Sudan: donna cristiana condannata a morte

Meriam Yeilah Ibrahim è una donna cristiana di 27 anni, ha un figlio di 20 mesi ed è all’ottavo mese di gravidanza. La ragazza è stata condannata a morte per apostasia dal tribunale di Khartum, in Sudan. Pena: impiccagione, ma non prima di aver subito cento frustate.

Meriam sarà giustiziata perché il magistrato ha stabilito che è colpevole di aver abbandonato la sua fede – il padre era musulmano – accusandola di adulterio in quanto congiunta a un cristiano in un matrimonio non considerato valido dalla ‘sharia’.

Il giudice le aveva chiesto di rinunciare alla fede per evitare la pena di morte: “Ti abbiamo dato tre giorni di tempo per rinunciare, ma insisti nel non voler ritornare all’Islam. Ti condanno a morte per impiccagione”, avrebbe dichiarato il giudice Abbas Mohammed Al-Khalifa rivolgendosi alla donna con il suo nome musulmano, Adraf Al-Hadi Mohammed Abdullah.

La giovane ha reagito senza tradire emozioni quando la sentenza è stata letta, replicando con calma e dichiarando: “Sono cristiana e non ho mai commesso apostasia”.

Secondo quanto ricostruito da un gruppo a tutela dei diritti umani, Christian Solidarity Worldwide, la donna è nata da padre sudanese musulmano e madre etiope ortodossa; abbandonata dal padre quando aveva 6 anni, Meriam è stata cresciuta nella fede cristiana ma, poiché il padre è musulmano, è considerata tale dal diritto sudanese, il che rende nullo il matrimonio con chi non è musulmano.

Secondo il portavoce del gruppo, Kiri Kankhwende, nei casi analoghi di donne incinte il governo sudanese ha sempre atteso che le donne partorissero prima di eseguire la sentenza capitale.

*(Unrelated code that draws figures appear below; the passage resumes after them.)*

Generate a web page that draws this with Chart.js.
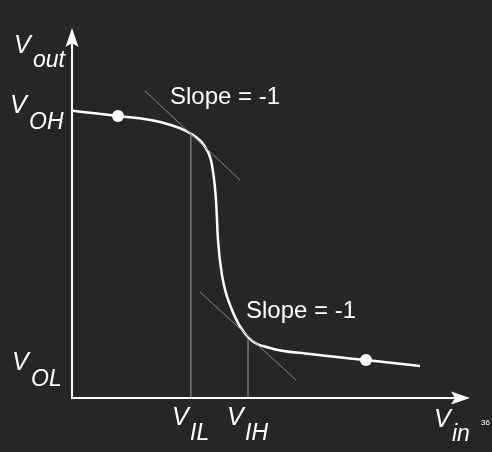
<!DOCTYPE html>
<html>
<head>
<meta charset="utf-8">
<script src="https://cdn.jsdelivr.net/npm/chart.js@4.4.1/dist/chart.umd.min.js"></script>
<style>
  html, body { margin: 0; padding: 0; background: #262626; }
  #wrap { width: 492px; height: 452px; }
</style>
</head>
<body>
<div id="wrap"><canvas id="vtc"></canvas></div>
<script>
// transfer curve (Vin, Vout), arbitrary units
const vin = [0, 1.15, 2.2, 2.95, 3.33, 3.5, 3.6, 3.65, 3.75, 4.0, 4.4, 4.95, 5.95, 7.35, 8.7];
const vout = [7.18, 7.05, 6.9, 6.62, 6.27, 5.82, 4.95, 3.95, 3.07, 2.2, 1.52, 1.25, 1.1, 0.95, 0.8];

// slope = -1 tangents
const tangentHigh = [[1.82, 7.68], [4.2, 5.45]];
const tangentLow = [[3.2, 2.65], [5.6, 0.45]];

// V_IL / V_IH markers
const vIL = [2.97, 6.6];
const vIH = [4.4, 1.45];

// V_OH / V_OL dots
const dots = [[1.15, 7.05], [7.35, 0.95]];

const toPts = arr => arr.map(p => ({ x: p[0], y: p[1] }));

const axesAndLabels = {
  id: "axesAndLabels",
  afterDatasetsDraw(chart) {
    const ctx = chart.ctx;
    const x = chart.scales.x, y = chart.scales.y;
    const x0 = x.getPixelForValue(0), y0 = y.getPixelForValue(0);
    const xEnd = x.getPixelForValue(9.95), yEnd = y.getPixelForValue(9.25);
    ctx.save();
    ctx.strokeStyle = "#ffffff";
    ctx.fillStyle = "#ffffff";
    ctx.lineWidth = 2;
    ctx.beginPath();
    ctx.moveTo(x0, yEnd + 10);
    ctx.lineTo(x0, y0);
    ctx.lineTo(xEnd - 10, y0);
    ctx.stroke();
    // arrow heads
    ctx.beginPath();
    ctx.moveTo(x0, yEnd);
    ctx.lineTo(x0 + 6.5, yEnd + 19);
    ctx.lineTo(x0, yEnd + 15);
    ctx.lineTo(x0 - 6.5, yEnd + 19);
    ctx.closePath();
    ctx.fill();
    ctx.beginPath();
    ctx.moveTo(xEnd, y0);
    ctx.lineTo(xEnd - 19, y0 - 6.5);
    ctx.lineTo(xEnd - 15, y0);
    ctx.lineTo(xEnd - 19, y0 + 6.5);
    ctx.closePath();
    ctx.fill();

    ctx.textBaseline = "alphabetic";
    const lab = (main, sub, px, py, sx, sy) => {
      ctx.font = "italic 25px 'Liberation Sans', Arial, sans-serif";
      ctx.fillText(main, px, py);
      ctx.font = "italic 23px 'Liberation Sans', Arial, sans-serif";
      ctx.fillText(sub, sx, sy);
    };
    lab("V", "out", 14, 53, 33, 67);
    lab("V", "OH", 10, 113, 29, 129);
    lab("V", "OL", 12, 370, 31, 386);
    lab("V", "IL", 172, 425, 190, 440);
    lab("V", "IH", 227, 425, 245, 440);
    lab("V", "in", 434, 427, 452, 441);

    ctx.font = "24px 'Liberation Sans', Arial, sans-serif";
    ctx.fillText("Slope = -1", 170, 104);
    ctx.fillText("Slope = -1", 246, 318);
    ctx.font = "8px 'Liberation Sans', Arial, sans-serif";
    ctx.fillText("36", 481, 425);
    ctx.restore();
  }
};

new Chart(document.getElementById("vtc"), {
  type: "scatter",
  data: {
    datasets: [
      {
        data: toPts(tangentHigh),
        showLine: true,
        borderColor: "#8a8a8a",
        borderWidth: 1,
        pointRadius: 0
      },
      {
        data: toPts(tangentLow),
        showLine: true,
        borderColor: "#8a8a8a",
        borderWidth: 1,
        pointRadius: 0
      },
      {
        data: [{ x: vIL[0], y: 0 }, { x: vIL[0], y: vIL[1] }],
        showLine: true,
        borderColor: "#7a7a7a",
        borderWidth: 1.5,
        pointRadius: 0
      },
      {
        data: [{ x: vIH[0], y: 0 }, { x: vIH[0], y: vIH[1] }],
        showLine: true,
        borderColor: "#7a7a7a",
        borderWidth: 1.5,
        pointRadius: 0
      },
      {
        data: vin.map((v, i) => ({ x: v, y: vout[i] })),
        showLine: true,
        borderColor: "#ffffff",
        borderWidth: 2.5,
        tension: 0.4,
        cubicInterpolationMode: "monotone",
        pointRadius: 0
      },
      {
        data: toPts(dots),
        showLine: false,
        pointRadius: 6,
        pointBackgroundColor: "#ffffff",
        pointBorderWidth: 0
      }
    ]
  },
  options: {
    responsive: true,
    maintainAspectRatio: false,
    animation: false,
    layout: { padding: { left: 72, right: 20, top: 26, bottom: 54 } },
    scales: {
      x: { type: "linear", min: 0, max: 10, display: false },
      y: { type: "linear", min: 0, max: 9.3, display: false }
    },
    plugins: {
      legend: { display: false },
      tooltip: { enabled: false }
    }
  },
  plugins: [axesAndLabels]
});
</script>
</body>
</html>
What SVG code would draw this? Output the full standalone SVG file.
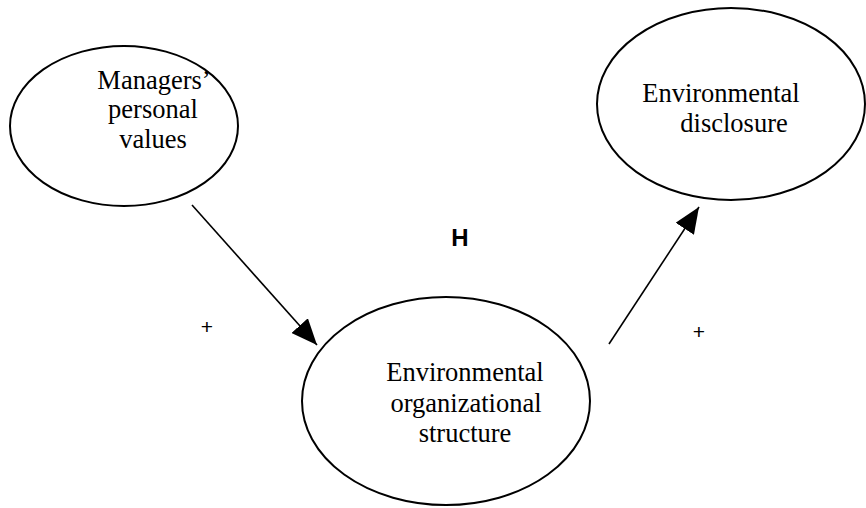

Amnesty International ha definito “ripugnante” che una donna possa essere condannata a morte per la sua fede religiosa, o frustata perché sposata a un uomo di religione diversa.

A difesa di Meriam, in attesa della sentenza, erano già scese in campo alcune ambasciate occidentali a Khartum, ma il gesto al momento non sembra essere stato sufficiente per salvare la giovane dall’atroce sentenza. “Chiediamo al governo del Sudan – si legge in un comunicato diffuso in maniera congiunta dalle rappresentanze di Usa, Gran Bretagna, Canada e Olanda – di rispettare il diritto di libertà di religione, compreso il diritto di ciascuno di cambiare la propria fede o le proprie credenze, un diritto che è sancito dal diritto internazionale e dalla stessa Costituzione ad interim sudanese del 2005”.

In un momento in cui tornano fortemente di attualità le numerose persecuzioni subite dai cristiani in Israele, questa condanna a morte riecheggia come l’ennesimo grido di allarme per porre l’attenzione sulla situazione delle minoranze religiose nel mondo.